The Mean Reversion Bounce

This strategy targets quality stocks that have pulled back to a major moving average (like the 20-day EMA or 50-day SMA) during a primary uptrend. It is the "Buy the Dip" professional equivalent.

Overnight Resilience: Managing Gaps and Volatility

The greatest psychological hurdle in swing trading is the Overnight Gap. A company can report earnings, receive a regulatory fine, or experience a macro event at 2:00 AM, causing the price to open 10% lower the next morning. If your stop-loss was set at -5%, it will be "skipped," and you will be filled at the much lower opening price.

The Defensive Mandate: To manage gap risk, professional swing traders avoid holding heavy positions through binary events like earnings reports or major economic data releases (CPI, FOMO meetings). They either reduce their position size by 75% or exit entirely before the event, seeking to re-enter once the volatility settles.
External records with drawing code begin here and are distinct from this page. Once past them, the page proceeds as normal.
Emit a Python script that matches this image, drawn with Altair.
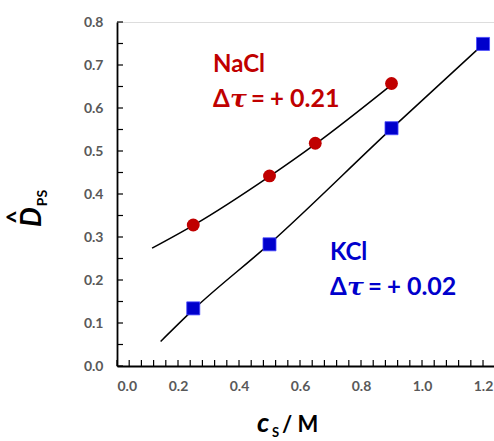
import altair as alt
import pandas as pd

# Measured data points
nacl_x = [0.25, 0.50, 0.65, 0.90]
nacl_y = [0.328, 0.442, 0.518, 0.657]
kcl_x = [0.25, 0.50, 0.90, 1.20]
kcl_y = [0.134, 0.283, 0.553, 0.749]

# Fitted curves
nacl_fit_x = [0.115, 0.25, 0.50, 0.65, 0.90]
nacl_fit_y = [0.274, 0.327, 0.441, 0.516, 0.654]
kcl_fit_x = [0.143, 0.25, 0.50, 0.90, 1.20]
kcl_fit_y = [0.057, 0.131, 0.284, 0.552, 0.748]

# Tick positions (minor and major) and the labelled ones
x_ticks = [round(i * 0.04, 2) for i in range(31)]
y_ticks = [round(i * 0.05, 2) for i in range(17)]
x_labels = [0.0, 0.2, 0.4, 0.6, 0.8, 1.0, 1.2]
y_labels = [0.0, 0.1, 0.2, 0.3, 0.4, 0.5, 0.6, 0.7, 0.8]

RED = "#C00000"
BLUE = "#0000CC"
FONT = "Lato"
W, H = 377, 344
TICK = 6

pts_nacl = pd.DataFrame({"c": nacl_x, "d": nacl_y})
pts_kcl = pd.DataFrame({"c": kcl_x, "d": kcl_y})
fit_nacl = pd.DataFrame({"c": nacl_fit_x, "d": nacl_fit_y})
fit_kcl = pd.DataFrame({"c": kcl_fit_x, "d": kcl_fit_y})

xscale = alt.Scale(domain=[0, 1.236], nice=False, zero=False)
yscale = alt.Scale(domain=[0, 0.8], nice=False, zero=False)

axis_common = dict(
    title=None, grid=False, ticks=False, labelOverlap=False,
    domainColor="black", domainWidth=1.8, labelFont=FONT, labelFontSize=14,
    labelFontWeight="bold", labelColor="#595959",
)
x_axis = alt.Axis(values=x_labels, format=".1f", labelPadding=13, **axis_common)
y_axis = alt.Axis(values=y_labels, format=".1f", labelPadding=14, **axis_common)

X = alt.X("c:Q", scale=xscale, axis=x_axis)
Y = alt.Y("d:Q", scale=yscale, axis=y_axis)

line_nacl = alt.Chart(fit_nacl).mark_line(color="black", strokeWidth=1.5, interpolate="monotone").encode(x=X, y=Y)
line_kcl = alt.Chart(fit_kcl).mark_line(color="black", strokeWidth=1.5, interpolate="monotone").encode(x=X, y=Y)

dots_nacl = alt.Chart(pts_nacl).mark_point(
    shape="circle", filled=True, size=165, color=RED, opacity=1
).encode(x=X, y=Y)
dots_kcl = alt.Chart(pts_kcl).mark_point(
    shape="square", filled=True, size=170, color=BLUE, opacity=1,
    stroke="#4a4aff", strokeWidth=0.8
).encode(x=X, y=Y)

# Inward-pointing tick marks on both axes
x_tick_marks = alt.Chart(pd.DataFrame({"c": x_ticks})).mark_rule(
    color="black", strokeWidth=1.2
).encode(x=alt.X("c:Q", scale=xscale), y=alt.value(H), y2=alt.value(H - TICK))
y_tick_marks = alt.Chart(pd.DataFrame({"d": y_ticks})).mark_rule(
    color="black", strokeWidth=1.2
).encode(y=alt.Y("d:Q", scale=yscale), x=alt.value(0), x2=alt.value(TICK))


def label(text, x, y, color, dx=0, size=24, style="normal", font=FONT):
    return alt.Chart(pd.DataFrame({"c": [x], "d": [y], "t": [text]})).mark_text(
        align="left", baseline="alphabetic", font=font, fontSize=size,
        fontWeight="bold", fontStyle=style, color=color, dx=dx
    ).encode(x=alt.X("c:Q", scale=xscale), y=alt.Y("d:Q", scale=yscale), text="t:N")


def delta_tau(value, x, y, color):
    return [
        label("Δ", x, y, color),
        label("τ", x, y, color, dx=17, size=25, style="italic", font="DejaVu Serif"),
        label("=", x, y, color, dx=38),
        label("+", x, y, color, dx=57),
        label(value, x, y, color, dx=77, size=25),
    ]


annotations = [
    label("NaCl", 0.315, 0.684, RED),
    *delta_tau("0.21", 0.315, 0.603, RED),
    label("KCl", 0.698, 0.2465, BLUE),
    *delta_tau("0.02", 0.698, 0.165, BLUE),
]


def free_text(text, x, y, size, angle=0, style="normal", align="center", baseline="middle"):
    return alt.Chart(pd.DataFrame({"t": [text]})).mark_text(
        font=FONT, fontSize=size, fontWeight="bold", fontStyle=style, color="black",
        angle=angle, align=align, baseline=baseline
    ).encode(x=alt.value(x), y=alt.value(y), text="t:N")


titles = [
    # y title: D-hat with subscript PS, rotated
    free_text("D", -84, 195, 28, angle=270, style="italic"),
    free_text("^", -99, 195, 24, angle=270),
    free_text("PS", -74, 176, 14, angle=270),
    # x title: c_S / M
    free_text("c", 140, 410, 27, style="italic", align="left", baseline="alphabetic"),
    free_text("S", 155, 415, 13, align="left", baseline="alphabetic"),
    free_text("/ M", 165, 410, 22, align="left", baseline="alphabetic"),
]

chart = alt.layer(
    x_tick_marks, y_tick_marks,
    line_nacl, line_kcl, dots_nacl, dots_kcl, *annotations, *titles
).properties(
    width=W, height=H,
    autosize=alt.AutoSizeParams(type="none"),
    padding={"left": 117, "top": 22, "right": 0, "bottom": 75},
).configure_view(
    stroke="black", strokeWidth=1.8
).configure(background="white")

chart.save("out.html", embed_options={"renderer": "svg", "actions": False})
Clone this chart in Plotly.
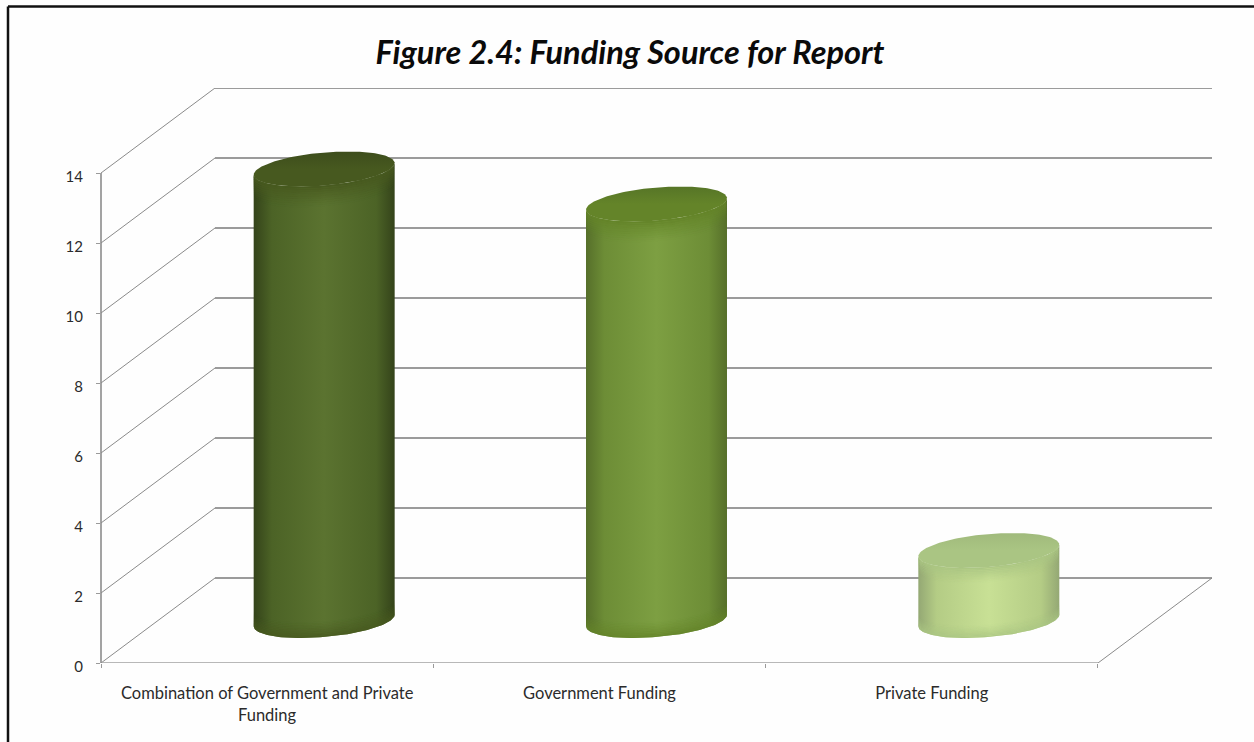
import numpy as np
import plotly.graph_objects as go

# Chart content
title_text = "Figure 2.4: Funding Source for Report"
categories = ["Combination of Government and Private", "Government Funding", "Private Funding"]
category_second_lines = ["Funding", "", ""]
values = [12.9, 11.9, 2.0]
value_ticks = [0, 2, 4, 6, 8, 10, 12, 14]

# Cylinder shading: edge, shoulder, centre, top cap front, top cap far rim
edge_colors = ["#34431a", "#566f2a", "#94a874"]
mid_colors = ["#4c6326", "#6d8d36", "#b4cc85"]
centre_colors = ["#5b7330", "#7d9f42", "#c8e095"]
cap_colors = ["#47591f", "#648429", "#aac583"]
cap_far_colors = ["#3d4d1c", "#567527", "#a0ba7c"]

# Oblique projection: one unit of depth in category and value units
W, H = 1254, 742
LEFT, RIGHT, TOP, BOTTOM = 101, 1213, 88, 663
CAT_PX = 332.33
UNIT_PX = 35.0
DEPTH_X = 114 / CAT_PX
DEPTH_Y = 85 / UNIT_PX
N_CATS = len(categories)
R_CAT, R_DEPTH = 0.2, 0.206
GRID = "#8a8a8a"
FADE_STEPS = 10


def project(cat, depth, value):
    return cat + depth * DEPTH_X, value + depth * DEPTH_Y


def ring(i, value, t):
    c = i + 0.5 + R_CAT * np.cos(t)
    d = 0.5 + R_DEPTH * np.sin(t)
    return project(c, d, value)


def h_scale(edge, mid, centre):
    return [[0, edge], [0.13, mid], [0.5, centre], [0.87, mid], [1, edge]]


def rgba(hex_color, alpha):
    r, g, b = [int(hex_color[k:k + 2], 16) for k in (1, 3, 5)]
    return f"rgba({r},{g},{b},{alpha:.3f})"


fig = go.Figure()


def add_line(xs, ys, color=GRID, width=1.3):
    fig.add_trace(go.Scatter(x=xs, y=ys, mode="lines", hoverinfo="skip", showlegend=False,
                             cliponaxis=False, line=dict(color=color, width=width)))


def add_fade(xs, ys, height, color, direction, strength):
    """Stack of thin strips that follow an arc and fade away from it."""
    step = height / FADE_STEPS
    for k in range(FADE_STEPS):
        alpha = strength * (1 - (k + 0.5) / FADE_STEPS) ** 1.3
        fig.add_trace(go.Scatter(
            x=np.r_[xs, xs[::-1]],
            y=np.r_[ys + direction * k * step, ys[::-1] + direction * (k + 1) * step],
            mode="lines", fill="toself", fillcolor=rgba(color, alpha),
            line=dict(width=0), hoverinfo="skip", showlegend=False))


# Walls: side-wall diagonals and back-wall gridlines
for v in value_ticks:
    x0, y0 = project(0, 0, v)
    x1, y1 = project(0, 1, v)
    x2, y2 = project(N_CATS, 1, v)
    add_line([x0, x1], [y0, y1], width=1.0)
    add_line([x1, x2], [y1, y2], color="#7a7a7a", width=1.4)

# Floor and front axis lines
add_line([0, N_CATS], [0, 0], color="#a0a0a0")
x_end, y_end = project(N_CATS, 1, 0)
add_line([N_CATS, x_end], [0, y_end], width=1.0)

# Cylinders
phi = np.arctan2(R_DEPTH * DEPTH_X, R_CAT)
front = np.linspace(phi + np.pi, phi + 2 * np.pi, 80)
whole = np.linspace(0, 2 * np.pi, 160)

for i, value in enumerate(values):
    bx, by = ring(i, 0, front)
    tx, ty = ring(i, value, front)
    x_min, x_max = bx[0], bx[-1]

    # Body with horizontal shading
    fig.add_trace(go.Scatter(
        x=np.r_[bx, tx[::-1]], y=np.r_[by, ty[::-1]], mode="lines", fill="toself",
        line=dict(width=0), hoverinfo="skip", showlegend=False,
        fillgradient=dict(type="horizontal", start=x_min, stop=x_max,
                          colorscale=h_scale(edge_colors[i], mid_colors[i], centre_colors[i]))))

    # Soft dark band under the cap and along the base
    add_fade(tx, ty, min(0.6, value * 0.22), cap_colors[i], -1, 1.0)
    add_fade(bx, by, min(0.45, value * 0.18), cap_colors[i], 1, 0.9)

    # Top cap
    cx, cy = ring(i, value, whole)
    fig.add_trace(go.Scatter(
        x=cx, y=cy, mode="lines", fill="toself",
        line=dict(width=0), hoverinfo="skip", showlegend=False,
        fillgradient=dict(type="vertical", start=cy.min(), stop=cy.max(),
                          colorscale=[[0, cap_colors[i]], [0.5, cap_colors[i]], [1, cap_far_colors[i]]])))

font_family = "Lato, 'Open Sans', sans-serif"
x_range_end = (RIGHT - LEFT) / CAT_PX
y_range_end = (BOTTOM - TOP) / UNIT_PX


def px_x(p):
    return (p - LEFT) / (RIGHT - LEFT)


def px_y(p):
    return (BOTTOM - p) / (BOTTOM - TOP)


# Second lines of wrapped category labels
annotations = [
    dict(x=k + 0.5, y=px_y(715), xref="x", yref="paper", text=line, showarrow=False,
         font=dict(family=font_family, size=16.5, color="#2b2b2b"), xanchor="center", yanchor="middle")
    for k, line in enumerate(category_second_lines) if line
]

# Frame along the top and left of the page, plus the front value axis line
shapes = [
    dict(type="line", xref="paper", yref="paper", x0=px_x(8), x1=px_x(1260), y0=px_y(6.5), y1=px_y(6.5),
         line=dict(color="#111111", width=2.5)),
    dict(type="line", xref="paper", yref="paper", x0=px_x(8), x1=px_x(8), y0=px_y(6.5), y1=px_y(750),
         line=dict(color="#111111", width=2.5)),
    dict(type="line", xref="paper", yref="paper", x0=0, x1=0,
         y0=0, y1=value_ticks[-1] / y_range_end,
         line=dict(color="#8c8c8c", width=1.6)),
]

fig.update_layout(
    width=W, height=H, autosize=False,
    margin=dict(l=LEFT, r=W - RIGHT, t=TOP, b=H - BOTTOM, pad=0),
    paper_bgcolor="#fefefe", plot_bgcolor="rgba(0,0,0,0)",
    showlegend=False, annotations=annotations, shapes=shapes,
    title=dict(text=title_text, x=630 / W, xref="container", xanchor="center",
               y=1 - 53 / H, yref="container", yanchor="middle",
               font=dict(family=font_family, size=32.5, weight=700, style="italic", color="#0a0a0a")),
    xaxis=dict(range=[0, x_range_end], showgrid=False, zeroline=False, showline=False,
               tickmode="array", tickvals=[k + 0.5 for k in range(N_CATS)], ticktext=categories,
               ticks="", ticklabelstandoff=18,
               tickfont=dict(family=font_family, size=16.5, color="#2b2b2b"),
               minor=dict(tickmode="array", tickvals=list(range(N_CATS + 1)), ticks="outside",
                          ticklen=4, tickcolor="#9a9a9a", tickwidth=1, showgrid=False)),
    yaxis=dict(range=[0, y_range_end], showgrid=False, zeroline=False, showline=False,
               tickmode="array", tickvals=value_ticks, ticks="outside", ticklen=4,
               tickcolor="#9a9a9a", tickwidth=1, ticklabelstandoff=10, ticklabelshift=4,
               tickfont=dict(family=font_family, size=15, color="#2b2b2b")),
)

fig.write_html("out.html")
Mathematical Sizing: Risk Management Geometry

The difference between a trader and a gambler is Position Sizing. In swing trading, because your stop-losses are typically wider than in day trading, your position size must be adjusted to ensure you never risk more than 1% to 2% of your total account equity on a single trade.

The Calculation Formula:
Risk Amount = Total Account Value x Risk Percentage (e.g., 0.01)
Position Size (Shares) = Risk Amount / (Entry Price - Stop Loss Price)

Practical Example:
Account Balance: 10,000
Risk per Trade (1%): 100
Entry Price: 150.00
Stop Loss: 140.00 (Risk is 10.00 per share)
Shares to Buy: 100 / 10 = 10 Shares

Total Capital Deployed: 1,500 (15% of account). If the stop is hit, you only lose 1% of your total portfolio, despite the stock dropping nearly 7%. This is how professionals survive market corrections.

Professional Routines: Scanning and Execution

A professional swing trading operation is run during the Post-Market and Pre-Market hours. The execution during market hours should be mechanical, based on the plan created when the market was closed.

Every weekend, a professional trader performs a deep scan of the market using specific criteria:

  • Relative Strength: Which stocks are making new highs while the S&P 500 is flat?
  • Sector Rotation: Is capital moving out of Tech and into Energy or Industrials?
  • Volume Analysis: Identify stocks with high "Accumulation Days" (up days on volume significantly higher than average).
  • Watchlist Creation: Narrow the thousands of stocks down to a "Focus List" of 10-15 high-conviction setups for the coming week.

In conclusion, swing trading is a discipline of omission. Success comes from the ability to ignore 99% of the market noise and wait for the specific setups that provide an asymmetrical reward-to-risk profile. By focusing on multi-day trends, utilizing institutional directional filters, and applying rigid mathematical position sizing, the professional swing trader can generate consistent returns with a significantly lower emotional and temporal tax than day trading. Mastery is not found in the number of trades, but in the quality of the hold.